Challenge |
Check every line of the data below for the string "matplotlib", and copy the ones that hold it.
=== Data provided ===
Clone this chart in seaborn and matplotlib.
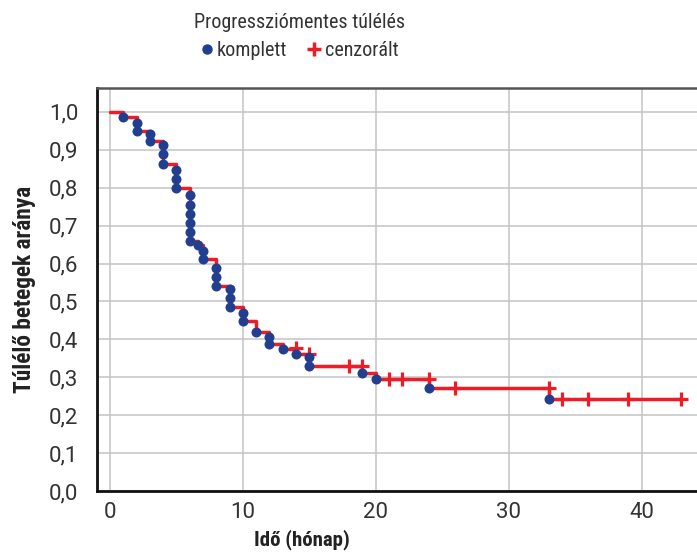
import matplotlib
matplotlib.use("Agg")
import matplotlib.pyplot as plt
from matplotlib.lines import Line2D
import numpy as np
import pandas as pd
import seaborn as sns

# ---- data ----
step_times = [0, 1, 2, 3, 4, 5, 6, 6.6, 7, 8, 9, 10, 11, 12, 13, 14, 15, 19, 20, 24, 33, 43]
step_surv = [1.0, 0.987, 0.95, 0.923, 0.863, 0.80, 0.66, 0.649, 0.612, 0.541, 0.486,
             0.449, 0.42, 0.388, 0.375, 0.361, 0.33, 0.312, 0.296, 0.272, 0.243, 0.243]

event_times = [1, 2, 2, 3, 3, 4, 4, 4, 5, 5, 5, 6, 6, 6, 6, 6, 6, 6.6, 7, 7,
               8, 8, 8, 9, 9, 9, 10, 10, 11, 12, 12, 13, 14, 15, 15, 19, 20, 24, 33]
event_surv = [0.987, 0.97, 0.95, 0.942, 0.923, 0.913, 0.889, 0.863, 0.847, 0.823, 0.80,
              0.78, 0.755, 0.731, 0.707, 0.683, 0.66, 0.649, 0.633, 0.612,
              0.588, 0.565, 0.541, 0.533, 0.509, 0.486, 0.47, 0.449, 0.42, 0.406, 0.388,
              0.375, 0.361, 0.354, 0.33, 0.312, 0.296, 0.272, 0.243]

censor_times = [14, 15, 18, 19, 21, 22, 24, 26, 33, 34, 36, 39, 43]
censor_surv = [0.377, 0.361, 0.33, 0.33, 0.296, 0.296, 0.296, 0.272, 0.272, 0.243, 0.243, 0.243, 0.243]

x_ticks = [0, 10, 20, 30, 40]
y_ticks = [0.0, 0.1, 0.2, 0.3, 0.4, 0.5, 0.6, 0.7, 0.8, 0.9, 1.0]
y_tick_labels = ["0,0", "0,1", "0,2", "0,3", "0,4", "0,5", "0,6", "0,7", "0,8", "0,9", "1,0"]

title = "Progressziómentes túlélés"
legend_labels = ["komplett", "cenzorált"]
x_label = "Idő (hónap)"
y_label = "Túlélő betegek aránya"

# ---- style ----
sns.set_theme(style="white")
plt.rcParams["font.family"] = ["Roboto Condensed", "Roboto", "DejaVu Sans"]
TICK_FONT = ["Roboto", "DejaVu Sans"]

RED = "#ee1c25"
BLUE = "#223f8f"
TXT = "#333333"

fig = plt.figure(figsize=(6.97, 5.53), dpi=100)
ax_w = 1 - 97 / 697 + 0.01
ax = fig.add_axes([97 / 697, (553 - 491) / 553, ax_w, (491 - 88) / 553])

step_df = pd.DataFrame({"t": step_times, "s": step_surv})
ev_df = pd.DataFrame({"t": event_times, "s": event_surv})
cen_df = pd.DataFrame({"t": censor_times, "s": censor_surv})

sns.lineplot(data=step_df, x="t", y="s", drawstyle="steps-post", color=RED,
             linewidth=2.5, estimator=None, sort=False, ax=ax, zorder=3)
sns.scatterplot(data=cen_df, x="t", y="s", marker="+", s=90, color=RED,
                linewidth=2.3, ax=ax, zorder=4)
sns.scatterplot(data=ev_df, x="t", y="s", marker="o", s=52, color=BLUE,
                edgecolor=BLUE, linewidth=0, ax=ax, zorder=5)

ax.set_xlim(-0.98, 44.7)
ax.set_ylim(0.0, 1.063)
ax.set_xticks(x_ticks)
ax.set_yticks(y_ticks)
ax.set_yticklabels(y_tick_labels)
ax.grid(True, color="#c4c4c4", linewidth=1.1)
ax.set_axisbelow(True)

for side in ["left", "bottom"]:
    ax.spines[side].set_color("#111111")
    ax.spines[side].set_linewidth(2.0)
ax.spines["top"].set_color("#555555")
ax.spines["top"].set_linewidth(1.8)
ax.spines["right"].set_visible(False)

ax.tick_params(axis="both", length=0, labelsize=16, colors=TXT)
ax.tick_params(axis="y", pad=13.5)
ax.tick_params(axis="x", pad=8)
for lab in ax.get_xticklabels() + ax.get_yticklabels():
    lab.set_fontfamily(TICK_FONT)

ax.set_xlabel(x_label, fontsize=15, fontweight="bold", color="#222222")
ax.set_ylabel(y_label, fontsize=16.8, fontweight="bold", color="#222222")
fig_w_px = 697
ax_w_px = ax_w * fig_w_px
ax_h_px = 491 - 88
ax.xaxis.set_label_coords((302 - 97) / ax_w_px, -(529 - 491) / ax_h_px)
ax.yaxis.set_label_coords(-(97 - 36) / ax_w_px, 0.5)

fig.text(300 / 697, 1 - 22 / 553, title, ha="center", va="center", fontsize=14.5, color=TXT)

handles = [Line2D([], [], marker="o", linestyle="none", color=BLUE, markersize=6.5),
           Line2D([], [], marker="+", linestyle="none", color=RED, markersize=10,
                  markeredgewidth=2.5)]
fig.legend(handles, legend_labels, loc="center", ncol=2, frameon=False,
           bbox_to_anchor=(300 / 697, 1 - 51 / 553), fontsize=14.5, handlelength=0.5,
           handletextpad=0.25, columnspacing=1.1, labelcolor=TXT)

fig.savefig("out.png", dpi=100)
===
Exercise answer |
Clone this chart in seaborn and matplotlib.
import matplotlib
matplotlib.use("Agg")
import matplotlib.pyplot as plt
from matplotlib.lines import Line2D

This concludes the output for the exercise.